PROBLEM REQUIREMENTS: Please print exactly the lines below, from the start of the material up to and including the line with "ellipse[x radius=155,y radius=104];", but none of the pictures.

SOURCE DATA:
──────────
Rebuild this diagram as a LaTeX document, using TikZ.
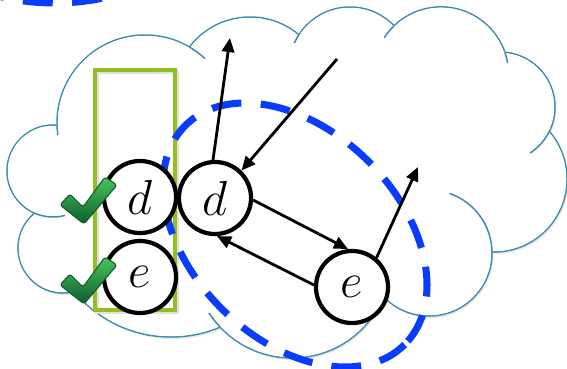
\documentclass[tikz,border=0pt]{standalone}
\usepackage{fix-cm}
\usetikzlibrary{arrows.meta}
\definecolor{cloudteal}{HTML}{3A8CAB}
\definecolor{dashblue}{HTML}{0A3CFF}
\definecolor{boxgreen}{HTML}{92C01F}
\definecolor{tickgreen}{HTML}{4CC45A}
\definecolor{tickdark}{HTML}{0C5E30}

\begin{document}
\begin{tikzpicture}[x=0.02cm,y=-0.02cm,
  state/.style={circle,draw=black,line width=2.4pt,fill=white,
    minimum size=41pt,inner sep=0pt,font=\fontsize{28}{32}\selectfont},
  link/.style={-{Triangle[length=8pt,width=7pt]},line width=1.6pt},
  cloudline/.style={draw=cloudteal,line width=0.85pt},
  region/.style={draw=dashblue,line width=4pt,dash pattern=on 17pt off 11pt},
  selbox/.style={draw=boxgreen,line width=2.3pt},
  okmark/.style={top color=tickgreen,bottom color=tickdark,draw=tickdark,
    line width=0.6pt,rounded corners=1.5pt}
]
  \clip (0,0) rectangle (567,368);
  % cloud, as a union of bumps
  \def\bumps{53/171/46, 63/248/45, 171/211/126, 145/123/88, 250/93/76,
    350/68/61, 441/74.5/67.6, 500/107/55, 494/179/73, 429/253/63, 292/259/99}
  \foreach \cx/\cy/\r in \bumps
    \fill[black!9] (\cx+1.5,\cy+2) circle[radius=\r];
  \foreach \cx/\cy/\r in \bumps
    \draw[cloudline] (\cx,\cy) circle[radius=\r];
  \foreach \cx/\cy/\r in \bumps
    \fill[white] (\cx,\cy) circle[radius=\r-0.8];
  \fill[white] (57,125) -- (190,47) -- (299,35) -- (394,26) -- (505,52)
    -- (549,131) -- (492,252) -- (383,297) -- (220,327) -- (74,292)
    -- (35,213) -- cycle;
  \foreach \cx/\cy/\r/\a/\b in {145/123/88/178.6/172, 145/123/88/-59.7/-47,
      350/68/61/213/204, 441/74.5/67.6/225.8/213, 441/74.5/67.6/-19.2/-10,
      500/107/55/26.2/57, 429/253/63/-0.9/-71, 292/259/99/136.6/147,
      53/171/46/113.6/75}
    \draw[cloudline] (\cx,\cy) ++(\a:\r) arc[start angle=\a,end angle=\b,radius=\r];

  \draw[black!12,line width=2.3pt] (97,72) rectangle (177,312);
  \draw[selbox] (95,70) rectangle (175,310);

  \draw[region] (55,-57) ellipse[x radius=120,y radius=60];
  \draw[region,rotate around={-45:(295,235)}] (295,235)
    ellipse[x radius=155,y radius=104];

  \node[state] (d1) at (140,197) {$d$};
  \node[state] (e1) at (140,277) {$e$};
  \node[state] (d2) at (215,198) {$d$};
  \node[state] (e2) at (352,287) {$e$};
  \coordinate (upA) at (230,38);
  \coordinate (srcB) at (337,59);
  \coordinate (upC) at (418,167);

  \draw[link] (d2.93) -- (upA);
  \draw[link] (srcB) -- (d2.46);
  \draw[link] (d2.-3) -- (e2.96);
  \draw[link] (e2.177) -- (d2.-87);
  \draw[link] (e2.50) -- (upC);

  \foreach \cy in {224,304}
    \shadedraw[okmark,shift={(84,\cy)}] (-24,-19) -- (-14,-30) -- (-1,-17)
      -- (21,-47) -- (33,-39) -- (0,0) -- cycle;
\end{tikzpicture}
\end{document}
──────────
TASK RESPONSE:
Rebuild this diagram as a LaTeX document, using TikZ.
\documentclass[tikz,border=0pt]{standalone}
\usepackage{fix-cm}
\usetikzlibrary{arrows.meta}
\definecolor{cloudteal}{HTML}{3A8CAB}
\definecolor{dashblue}{HTML}{0A3CFF}
\definecolor{boxgreen}{HTML}{92C01F}
\definecolor{tickgreen}{HTML}{4CC45A}
\definecolor{tickdark}{HTML}{0C5E30}

\begin{document}
\begin{tikzpicture}[x=0.02cm,y=-0.02cm,
  state/.style={circle,draw=black,line width=2.4pt,fill=white,
    minimum size=41pt,inner sep=0pt,font=\fontsize{28}{32}\selectfont},
  link/.style={-{Triangle[length=8pt,width=7pt]},line width=1.6pt},
  cloudline/.style={draw=cloudteal,line width=0.85pt},
  region/.style={draw=dashblue,line width=4pt,dash pattern=on 17pt off 11pt},
  selbox/.style={draw=boxgreen,line width=2.3pt},
  okmark/.style={top color=tickgreen,bottom color=tickdark,draw=tickdark,
    line width=0.6pt,rounded corners=1.5pt}
]
  \clip (0,0) rectangle (567,368);
  % cloud, as a union of bumps
  \def\bumps{53/171/46, 63/248/45, 171/211/126, 145/123/88, 250/93/76,
    350/68/61, 441/74.5/67.6, 500/107/55, 494/179/73, 429/253/63, 292/259/99}
  \foreach \cx/\cy/\r in \bumps
    \fill[black!9] (\cx+1.5,\cy+2) circle[radius=\r];
  \foreach \cx/\cy/\r in \bumps
    \draw[cloudline] (\cx,\cy) circle[radius=\r];
  \foreach \cx/\cy/\r in \bumps
    \fill[white] (\cx,\cy) circle[radius=\r-0.8];
  \fill[white] (57,125) -- (190,47) -- (299,35) -- (394,26) -- (505,52)
    -- (549,131) -- (492,252) -- (383,297) -- (220,327) -- (74,292)
    -- (35,213) -- cycle;
  \foreach \cx/\cy/\r/\a/\b in {145/123/88/178.6/172, 145/123/88/-59.7/-47,
      350/68/61/213/204, 441/74.5/67.6/225.8/213, 441/74.5/67.6/-19.2/-10,
      500/107/55/26.2/57, 429/253/63/-0.9/-71, 292/259/99/136.6/147,
      53/171/46/113.6/75}
    \draw[cloudline] (\cx,\cy) ++(\a:\r) arc[start angle=\a,end angle=\b,radius=\r];

  \draw[black!12,line width=2.3pt] (97,72) rectangle (177,312);
  \draw[selbox] (95,70) rectangle (175,310);

  \draw[region] (55,-57) ellipse[x radius=120,y radius=60];
  \draw[region,rotate around={-45:(295,235)}] (295,235)
    ellipse[x radius=155,y radius=104];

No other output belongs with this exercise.